* _What you should do_
Write out the listing from the line with "Reproduce this chart with Bokeh." to the line with "[4.19e-5] * 10)", both lines included, exactly and nothing beyond. Leave pictures out.

-- Start --

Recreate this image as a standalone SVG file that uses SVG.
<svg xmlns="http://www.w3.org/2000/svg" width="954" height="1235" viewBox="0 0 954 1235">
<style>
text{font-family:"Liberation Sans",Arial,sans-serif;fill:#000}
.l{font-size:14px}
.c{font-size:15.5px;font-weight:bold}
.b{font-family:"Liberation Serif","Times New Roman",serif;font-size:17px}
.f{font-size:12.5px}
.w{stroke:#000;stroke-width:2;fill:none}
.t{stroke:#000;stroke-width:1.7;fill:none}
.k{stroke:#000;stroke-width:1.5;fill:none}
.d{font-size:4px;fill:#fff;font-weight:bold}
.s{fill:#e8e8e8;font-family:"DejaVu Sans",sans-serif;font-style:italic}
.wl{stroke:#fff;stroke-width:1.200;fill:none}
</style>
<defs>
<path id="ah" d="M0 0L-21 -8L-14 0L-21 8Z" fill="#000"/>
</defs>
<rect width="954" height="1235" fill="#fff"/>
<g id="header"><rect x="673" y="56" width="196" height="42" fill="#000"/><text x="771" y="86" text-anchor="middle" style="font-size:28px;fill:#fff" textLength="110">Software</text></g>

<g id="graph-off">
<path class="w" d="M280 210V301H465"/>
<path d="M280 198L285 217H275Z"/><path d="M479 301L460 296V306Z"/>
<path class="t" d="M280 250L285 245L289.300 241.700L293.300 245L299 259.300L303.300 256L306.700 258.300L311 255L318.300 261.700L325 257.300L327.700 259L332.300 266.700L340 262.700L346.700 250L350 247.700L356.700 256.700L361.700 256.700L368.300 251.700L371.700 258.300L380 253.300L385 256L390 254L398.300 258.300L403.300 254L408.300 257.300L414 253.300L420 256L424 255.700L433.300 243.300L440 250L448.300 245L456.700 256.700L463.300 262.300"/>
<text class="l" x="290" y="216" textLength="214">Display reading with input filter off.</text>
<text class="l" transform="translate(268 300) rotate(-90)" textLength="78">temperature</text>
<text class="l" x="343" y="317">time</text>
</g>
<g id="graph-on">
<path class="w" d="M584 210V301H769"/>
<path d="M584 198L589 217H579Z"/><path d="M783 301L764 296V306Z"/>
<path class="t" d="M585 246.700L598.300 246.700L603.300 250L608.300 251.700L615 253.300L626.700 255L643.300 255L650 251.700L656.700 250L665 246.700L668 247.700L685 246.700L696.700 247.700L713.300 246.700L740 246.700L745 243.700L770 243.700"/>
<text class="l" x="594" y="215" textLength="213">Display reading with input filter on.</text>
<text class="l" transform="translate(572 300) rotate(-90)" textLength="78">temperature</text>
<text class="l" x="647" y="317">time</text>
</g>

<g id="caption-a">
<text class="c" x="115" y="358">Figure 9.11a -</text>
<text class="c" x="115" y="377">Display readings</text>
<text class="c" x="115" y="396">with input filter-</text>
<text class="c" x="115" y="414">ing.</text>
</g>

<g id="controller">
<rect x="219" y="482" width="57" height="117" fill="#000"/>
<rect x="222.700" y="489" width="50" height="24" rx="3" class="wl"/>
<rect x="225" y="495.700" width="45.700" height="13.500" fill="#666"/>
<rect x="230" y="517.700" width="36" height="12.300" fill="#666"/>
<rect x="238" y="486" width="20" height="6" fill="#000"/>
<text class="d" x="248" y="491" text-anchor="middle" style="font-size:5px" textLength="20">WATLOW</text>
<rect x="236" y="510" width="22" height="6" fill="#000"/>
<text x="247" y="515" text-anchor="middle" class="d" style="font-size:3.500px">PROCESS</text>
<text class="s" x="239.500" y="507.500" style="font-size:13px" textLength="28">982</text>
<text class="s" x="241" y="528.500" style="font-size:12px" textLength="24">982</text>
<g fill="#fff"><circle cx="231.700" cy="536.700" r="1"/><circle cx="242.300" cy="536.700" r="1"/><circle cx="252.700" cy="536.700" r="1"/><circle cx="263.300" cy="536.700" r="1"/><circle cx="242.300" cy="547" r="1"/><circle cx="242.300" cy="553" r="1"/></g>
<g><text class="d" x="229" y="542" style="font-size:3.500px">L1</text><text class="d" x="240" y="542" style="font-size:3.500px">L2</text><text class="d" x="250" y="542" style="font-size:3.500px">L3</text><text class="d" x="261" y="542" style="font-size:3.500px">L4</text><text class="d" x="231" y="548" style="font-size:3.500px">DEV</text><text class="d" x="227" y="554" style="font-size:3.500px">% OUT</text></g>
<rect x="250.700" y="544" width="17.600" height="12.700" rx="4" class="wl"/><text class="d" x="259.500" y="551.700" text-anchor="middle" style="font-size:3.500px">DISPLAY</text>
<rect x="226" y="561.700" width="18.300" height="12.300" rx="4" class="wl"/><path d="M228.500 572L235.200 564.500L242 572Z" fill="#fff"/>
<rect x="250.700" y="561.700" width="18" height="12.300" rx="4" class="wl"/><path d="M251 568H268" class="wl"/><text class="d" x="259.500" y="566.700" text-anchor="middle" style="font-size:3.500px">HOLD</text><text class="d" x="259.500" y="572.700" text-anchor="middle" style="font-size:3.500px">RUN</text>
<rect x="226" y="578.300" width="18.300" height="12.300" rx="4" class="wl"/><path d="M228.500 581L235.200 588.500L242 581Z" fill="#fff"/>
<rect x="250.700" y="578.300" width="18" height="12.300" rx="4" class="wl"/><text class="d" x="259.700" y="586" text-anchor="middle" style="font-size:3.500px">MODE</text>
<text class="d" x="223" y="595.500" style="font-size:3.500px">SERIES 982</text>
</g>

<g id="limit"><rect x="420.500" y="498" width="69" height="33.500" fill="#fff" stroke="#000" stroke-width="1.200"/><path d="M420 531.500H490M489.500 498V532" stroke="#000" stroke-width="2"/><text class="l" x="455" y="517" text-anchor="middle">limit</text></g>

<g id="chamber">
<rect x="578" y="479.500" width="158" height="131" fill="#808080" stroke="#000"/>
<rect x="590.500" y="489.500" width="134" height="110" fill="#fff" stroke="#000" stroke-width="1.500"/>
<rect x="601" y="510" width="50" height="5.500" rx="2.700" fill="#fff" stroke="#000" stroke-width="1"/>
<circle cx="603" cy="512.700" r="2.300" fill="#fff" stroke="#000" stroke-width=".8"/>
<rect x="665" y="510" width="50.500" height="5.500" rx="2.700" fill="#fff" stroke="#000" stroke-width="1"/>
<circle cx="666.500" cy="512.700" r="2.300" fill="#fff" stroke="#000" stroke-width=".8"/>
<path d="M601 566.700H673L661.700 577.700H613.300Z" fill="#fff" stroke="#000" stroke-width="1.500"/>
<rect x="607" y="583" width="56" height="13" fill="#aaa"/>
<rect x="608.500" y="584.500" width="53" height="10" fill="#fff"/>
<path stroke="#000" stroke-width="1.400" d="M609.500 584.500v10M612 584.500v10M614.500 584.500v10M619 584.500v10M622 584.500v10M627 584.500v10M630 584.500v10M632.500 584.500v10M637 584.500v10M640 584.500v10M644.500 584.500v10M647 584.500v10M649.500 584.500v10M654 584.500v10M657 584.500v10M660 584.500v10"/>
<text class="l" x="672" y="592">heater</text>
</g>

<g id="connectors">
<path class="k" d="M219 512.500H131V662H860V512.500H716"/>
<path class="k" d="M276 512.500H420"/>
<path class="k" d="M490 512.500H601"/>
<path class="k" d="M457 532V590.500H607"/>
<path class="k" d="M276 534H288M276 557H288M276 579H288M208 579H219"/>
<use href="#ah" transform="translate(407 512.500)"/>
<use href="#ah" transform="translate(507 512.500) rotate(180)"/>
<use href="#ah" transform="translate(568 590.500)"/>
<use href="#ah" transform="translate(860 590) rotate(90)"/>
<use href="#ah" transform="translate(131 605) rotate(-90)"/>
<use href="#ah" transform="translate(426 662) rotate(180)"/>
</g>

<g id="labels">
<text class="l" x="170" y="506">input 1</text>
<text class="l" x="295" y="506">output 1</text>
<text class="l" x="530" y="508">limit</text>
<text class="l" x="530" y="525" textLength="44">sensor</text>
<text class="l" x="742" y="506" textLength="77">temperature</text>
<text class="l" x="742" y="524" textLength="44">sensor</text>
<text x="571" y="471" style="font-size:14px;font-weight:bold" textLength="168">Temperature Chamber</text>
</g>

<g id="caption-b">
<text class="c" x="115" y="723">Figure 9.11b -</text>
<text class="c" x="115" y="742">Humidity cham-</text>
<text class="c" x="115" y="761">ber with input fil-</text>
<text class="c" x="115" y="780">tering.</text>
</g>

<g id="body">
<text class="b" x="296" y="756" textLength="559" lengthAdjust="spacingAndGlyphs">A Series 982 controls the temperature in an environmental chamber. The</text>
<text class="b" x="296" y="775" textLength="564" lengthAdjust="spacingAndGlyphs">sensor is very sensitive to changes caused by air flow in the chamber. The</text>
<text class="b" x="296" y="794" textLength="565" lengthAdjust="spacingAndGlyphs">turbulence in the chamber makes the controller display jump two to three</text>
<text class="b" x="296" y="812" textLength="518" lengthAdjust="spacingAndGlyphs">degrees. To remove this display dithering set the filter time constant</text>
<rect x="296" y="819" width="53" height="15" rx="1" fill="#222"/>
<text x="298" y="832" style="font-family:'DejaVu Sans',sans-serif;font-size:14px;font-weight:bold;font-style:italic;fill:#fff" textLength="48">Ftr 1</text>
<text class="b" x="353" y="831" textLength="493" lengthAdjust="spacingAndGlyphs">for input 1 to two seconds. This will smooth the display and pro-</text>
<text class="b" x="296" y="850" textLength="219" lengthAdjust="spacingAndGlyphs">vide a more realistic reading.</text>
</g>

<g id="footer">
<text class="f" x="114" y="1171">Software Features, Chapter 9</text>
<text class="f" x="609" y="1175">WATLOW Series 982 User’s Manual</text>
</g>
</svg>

-- End --
-- Start --

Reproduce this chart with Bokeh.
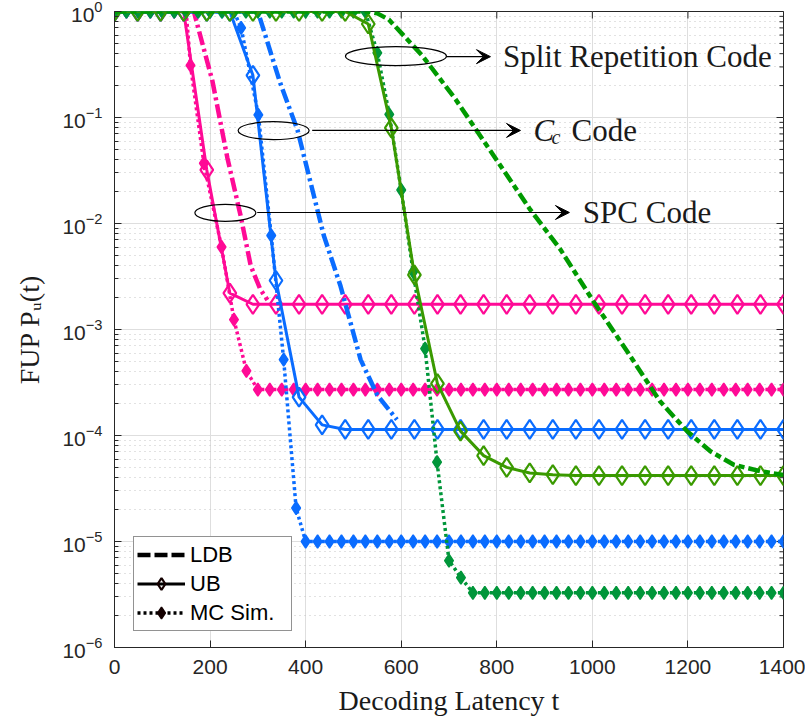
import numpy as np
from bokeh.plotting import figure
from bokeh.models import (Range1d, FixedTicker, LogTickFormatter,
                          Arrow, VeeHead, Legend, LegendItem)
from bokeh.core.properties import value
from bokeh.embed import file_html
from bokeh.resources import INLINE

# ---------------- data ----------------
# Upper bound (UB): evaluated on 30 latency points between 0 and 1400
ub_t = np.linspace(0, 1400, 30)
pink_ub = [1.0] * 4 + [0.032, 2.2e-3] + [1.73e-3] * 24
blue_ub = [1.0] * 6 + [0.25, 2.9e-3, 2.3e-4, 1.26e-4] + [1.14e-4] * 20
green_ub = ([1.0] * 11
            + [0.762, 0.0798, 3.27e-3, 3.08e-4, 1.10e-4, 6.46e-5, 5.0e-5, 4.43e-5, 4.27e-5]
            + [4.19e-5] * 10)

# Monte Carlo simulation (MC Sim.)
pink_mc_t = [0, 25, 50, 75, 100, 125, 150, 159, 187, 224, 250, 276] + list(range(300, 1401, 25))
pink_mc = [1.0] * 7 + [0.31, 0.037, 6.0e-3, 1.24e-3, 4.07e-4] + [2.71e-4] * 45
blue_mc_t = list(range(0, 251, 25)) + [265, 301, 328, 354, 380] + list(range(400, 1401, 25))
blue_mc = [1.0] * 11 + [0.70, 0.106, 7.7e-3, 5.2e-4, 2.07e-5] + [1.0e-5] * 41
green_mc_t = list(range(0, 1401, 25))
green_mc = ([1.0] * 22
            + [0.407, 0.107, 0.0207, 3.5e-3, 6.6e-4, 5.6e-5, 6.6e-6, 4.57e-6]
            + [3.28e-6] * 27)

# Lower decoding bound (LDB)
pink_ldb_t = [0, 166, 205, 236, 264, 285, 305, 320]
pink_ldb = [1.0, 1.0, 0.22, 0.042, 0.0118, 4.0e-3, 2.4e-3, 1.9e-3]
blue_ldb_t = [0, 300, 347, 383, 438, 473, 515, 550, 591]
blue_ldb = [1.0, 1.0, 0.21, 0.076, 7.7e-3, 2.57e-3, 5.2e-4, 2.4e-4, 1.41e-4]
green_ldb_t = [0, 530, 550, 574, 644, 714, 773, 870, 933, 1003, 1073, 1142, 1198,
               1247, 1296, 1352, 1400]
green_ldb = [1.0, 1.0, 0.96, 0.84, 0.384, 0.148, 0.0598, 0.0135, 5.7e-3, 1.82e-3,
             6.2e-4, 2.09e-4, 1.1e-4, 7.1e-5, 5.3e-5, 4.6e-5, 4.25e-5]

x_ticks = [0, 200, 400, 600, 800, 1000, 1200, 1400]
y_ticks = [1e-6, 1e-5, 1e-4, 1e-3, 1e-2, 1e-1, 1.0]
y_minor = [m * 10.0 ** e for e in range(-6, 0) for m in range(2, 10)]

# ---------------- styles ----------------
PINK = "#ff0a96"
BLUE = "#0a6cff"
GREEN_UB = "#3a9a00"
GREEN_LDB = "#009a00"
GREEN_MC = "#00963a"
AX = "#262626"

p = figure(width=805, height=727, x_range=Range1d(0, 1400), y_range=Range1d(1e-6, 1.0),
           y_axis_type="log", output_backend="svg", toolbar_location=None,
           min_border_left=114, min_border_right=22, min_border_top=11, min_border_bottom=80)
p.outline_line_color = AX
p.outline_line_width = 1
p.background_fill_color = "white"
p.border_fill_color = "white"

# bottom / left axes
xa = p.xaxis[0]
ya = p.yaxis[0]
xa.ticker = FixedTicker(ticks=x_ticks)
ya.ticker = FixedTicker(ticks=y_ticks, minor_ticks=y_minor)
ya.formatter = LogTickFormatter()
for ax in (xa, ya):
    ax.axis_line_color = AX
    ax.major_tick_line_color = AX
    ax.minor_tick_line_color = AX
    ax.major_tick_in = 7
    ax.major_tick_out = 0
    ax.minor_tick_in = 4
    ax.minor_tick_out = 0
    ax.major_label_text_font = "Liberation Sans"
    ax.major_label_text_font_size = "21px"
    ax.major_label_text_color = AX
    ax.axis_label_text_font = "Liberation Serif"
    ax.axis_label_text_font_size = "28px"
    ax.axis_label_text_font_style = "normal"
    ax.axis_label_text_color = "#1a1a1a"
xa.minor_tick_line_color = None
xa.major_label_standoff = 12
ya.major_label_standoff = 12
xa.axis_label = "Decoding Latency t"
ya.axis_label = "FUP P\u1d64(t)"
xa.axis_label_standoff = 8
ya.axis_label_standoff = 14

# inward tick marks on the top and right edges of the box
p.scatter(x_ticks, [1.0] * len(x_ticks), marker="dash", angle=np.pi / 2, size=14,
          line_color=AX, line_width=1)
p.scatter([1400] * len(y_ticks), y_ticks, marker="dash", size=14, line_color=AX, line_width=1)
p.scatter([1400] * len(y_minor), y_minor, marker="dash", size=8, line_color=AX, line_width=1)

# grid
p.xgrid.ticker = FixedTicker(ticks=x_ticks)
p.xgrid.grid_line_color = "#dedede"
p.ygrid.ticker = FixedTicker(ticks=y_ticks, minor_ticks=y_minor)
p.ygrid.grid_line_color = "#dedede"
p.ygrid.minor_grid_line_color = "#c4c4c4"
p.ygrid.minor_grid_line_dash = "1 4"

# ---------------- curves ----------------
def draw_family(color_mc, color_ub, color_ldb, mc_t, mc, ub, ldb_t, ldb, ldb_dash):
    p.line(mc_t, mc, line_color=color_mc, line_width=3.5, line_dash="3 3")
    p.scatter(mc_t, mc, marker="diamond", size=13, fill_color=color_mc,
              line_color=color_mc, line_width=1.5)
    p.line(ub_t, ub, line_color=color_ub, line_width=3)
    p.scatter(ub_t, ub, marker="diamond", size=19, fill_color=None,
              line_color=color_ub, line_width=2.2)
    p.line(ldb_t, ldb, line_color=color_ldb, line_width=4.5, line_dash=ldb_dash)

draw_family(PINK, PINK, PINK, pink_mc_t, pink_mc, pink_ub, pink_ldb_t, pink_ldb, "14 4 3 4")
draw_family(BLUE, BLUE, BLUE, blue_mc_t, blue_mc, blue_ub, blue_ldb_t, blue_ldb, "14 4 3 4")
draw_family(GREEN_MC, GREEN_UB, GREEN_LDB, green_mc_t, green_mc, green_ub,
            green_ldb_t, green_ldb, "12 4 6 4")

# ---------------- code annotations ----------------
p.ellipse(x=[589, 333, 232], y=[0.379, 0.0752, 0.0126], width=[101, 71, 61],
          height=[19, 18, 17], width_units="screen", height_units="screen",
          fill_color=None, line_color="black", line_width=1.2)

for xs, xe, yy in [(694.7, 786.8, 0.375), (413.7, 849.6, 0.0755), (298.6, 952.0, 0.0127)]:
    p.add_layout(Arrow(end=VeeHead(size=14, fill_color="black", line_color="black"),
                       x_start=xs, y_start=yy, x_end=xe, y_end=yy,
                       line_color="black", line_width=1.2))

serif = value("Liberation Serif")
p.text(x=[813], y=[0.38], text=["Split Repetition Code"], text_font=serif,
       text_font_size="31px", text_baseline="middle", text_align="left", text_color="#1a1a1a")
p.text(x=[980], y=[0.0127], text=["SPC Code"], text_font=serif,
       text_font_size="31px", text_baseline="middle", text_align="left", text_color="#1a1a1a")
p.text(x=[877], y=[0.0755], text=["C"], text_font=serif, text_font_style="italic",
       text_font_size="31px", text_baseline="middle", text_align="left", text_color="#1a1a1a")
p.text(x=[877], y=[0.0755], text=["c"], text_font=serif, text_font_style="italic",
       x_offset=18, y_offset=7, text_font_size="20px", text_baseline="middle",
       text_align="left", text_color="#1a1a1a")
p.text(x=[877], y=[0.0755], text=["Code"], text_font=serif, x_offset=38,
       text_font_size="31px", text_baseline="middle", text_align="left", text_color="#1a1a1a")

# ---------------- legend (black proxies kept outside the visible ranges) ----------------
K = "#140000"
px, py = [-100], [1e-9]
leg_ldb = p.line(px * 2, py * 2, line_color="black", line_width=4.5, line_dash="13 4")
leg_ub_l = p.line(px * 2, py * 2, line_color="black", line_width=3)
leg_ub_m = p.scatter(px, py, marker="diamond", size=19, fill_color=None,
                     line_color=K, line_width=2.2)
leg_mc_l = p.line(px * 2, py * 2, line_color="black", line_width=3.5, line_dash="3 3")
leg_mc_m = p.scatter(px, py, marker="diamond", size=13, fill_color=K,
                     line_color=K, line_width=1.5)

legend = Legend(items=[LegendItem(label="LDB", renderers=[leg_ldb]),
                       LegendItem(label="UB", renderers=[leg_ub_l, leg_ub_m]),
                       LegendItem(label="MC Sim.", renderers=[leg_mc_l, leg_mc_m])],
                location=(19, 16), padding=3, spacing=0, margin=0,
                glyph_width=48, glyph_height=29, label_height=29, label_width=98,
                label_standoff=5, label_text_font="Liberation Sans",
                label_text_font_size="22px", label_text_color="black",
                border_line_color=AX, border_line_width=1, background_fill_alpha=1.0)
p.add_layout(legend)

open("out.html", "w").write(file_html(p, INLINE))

-- End --

* _Exercise output_
Reproduce this chart with Bokeh.
import numpy as np
from bokeh.plotting import figure
from bokeh.models import (Range1d, FixedTicker, LogTickFormatter,
                          Arrow, VeeHead, Legend, LegendItem)
from bokeh.core.properties import value
from bokeh.embed import file_html
from bokeh.resources import INLINE

# ---------------- data ----------------
# Upper bound (UB): evaluated on 30 latency points between 0 and 1400
ub_t = np.linspace(0, 1400, 30)
pink_ub = [1.0] * 4 + [0.032, 2.2e-3] + [1.73e-3] * 24
blue_ub = [1.0] * 6 + [0.25, 2.9e-3, 2.3e-4, 1.26e-4] + [1.14e-4] * 20
green_ub = ([1.0] * 11
            + [0.762, 0.0798, 3.27e-3, 3.08e-4, 1.10e-4, 6.46e-5, 5.0e-5, 4.43e-5, 4.27e-5]
            + [4.19e-5] * 10)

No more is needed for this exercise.